Let \(\Omega\) be a sample space. A discrete random variable is a function
\[ X : \Omega \rightarrow \mathbb{R} \]
that takes a discrete set of values. It’s random because its value depends on a random outcome of an experiment.
A game of dice
For any value \(a\) we write \(X=a\) to mean event consisting of all outcomes \(\omega\) with \(X(\omega)=a\)
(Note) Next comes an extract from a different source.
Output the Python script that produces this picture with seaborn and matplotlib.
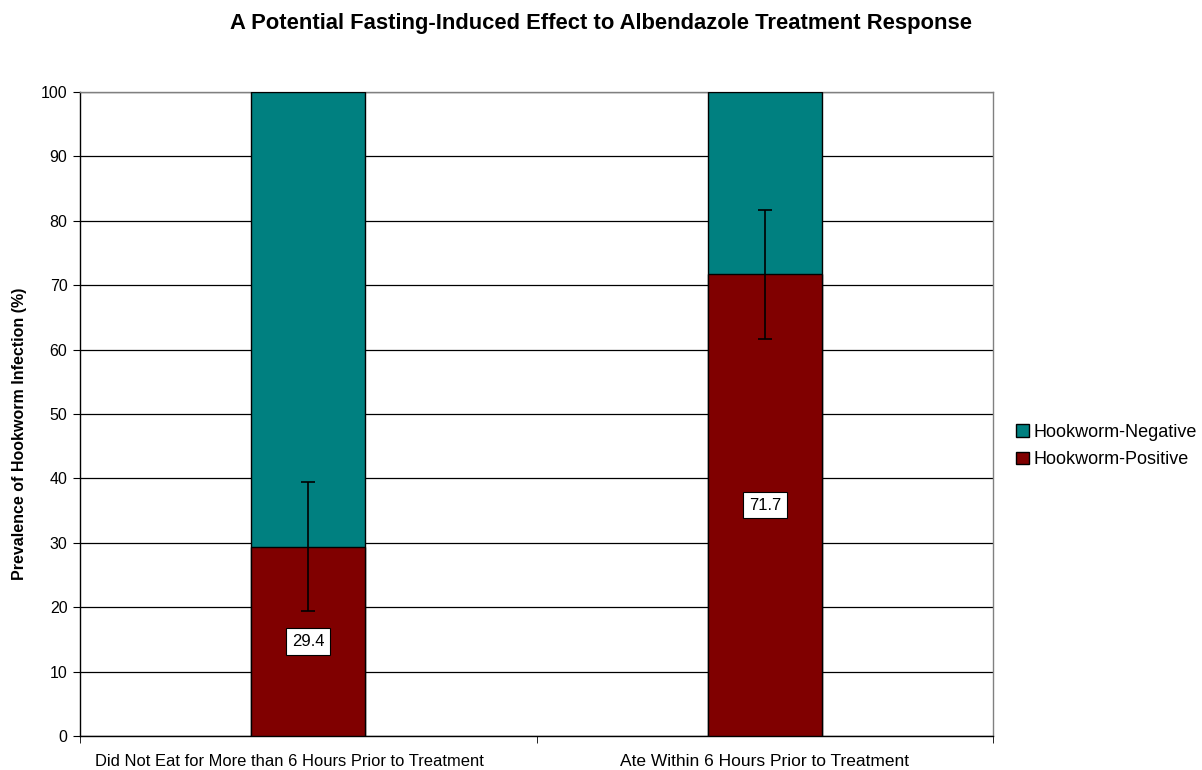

Roll a fair ice twice and record the outcome as \((i,j)\) where \(i\) is the outcome of the first roll while \(j\) is the outcome of the second roll. The sample space thus
\[ \Omega=\{(1,1),(1,2),...(6,6)\}=\{(i,j)|i,j=1,...6\} \]
A game of dice
In this game, you win $500 if the sum is 7 and lose $100 otherwise. The payoff function X: \[ X(i,j)= \begin{cases} 500 & if \ i+j=7 \\ -100 & if \ i+j \neq 7 \end{cases} \]
The event \(X=500\) is the set \(\{(1,6),(2,5),(3,4),(4,3),(5,2),(6,1)\}\), so \(P(X=500)=1/6\).
Probability mass function
The probability mass function (pmf) of a discrete random variable is the function \(p(a)=P(X=a)\) that:
always satisfy \(0\leq p(a) \leq 1\)
\(a\) can be any number. for \(a\) that \(X\) never takes, then \(p(a)=0\).
Let \(\Omega\) is a sample space for rolling 2 dice. Let \(M\) be the max value of the 2 dice.
| a | 1 | 2 | 3 | 4 | 5 | 6 |
|---|---|---|---|---|---|---|
| pmf p(a): | 1/36 | 3/36 | 5/36 | 7/36 | 9/36 | 11/36 |
Cummulative distribution function
The cummulative distribution function (cdf) of a random variable \(X\) is the function \(F\) given by \(F(a)=P(X\leq a)\).
| a | 1 | 2 | 3 | 4 | 5 | 6 |
|---|---|---|---|---|---|---|
| pmf \(p(a):\) | 1/36 | 3/36 | 5/36 | 7/36 | 9/36 | 11/36 |
| cdf \(F(a):\) | 1/36 | 4/36 | 9/36 | 16/36 | 25/36 | 36/36 |
\(F(a)\) is called the cumulative distribution function because \(F(a)\) gives the total probability that accumulates by adding up the probabilities \(p(b)\) as \(b\) runs from \(-\infty\) to \(a\).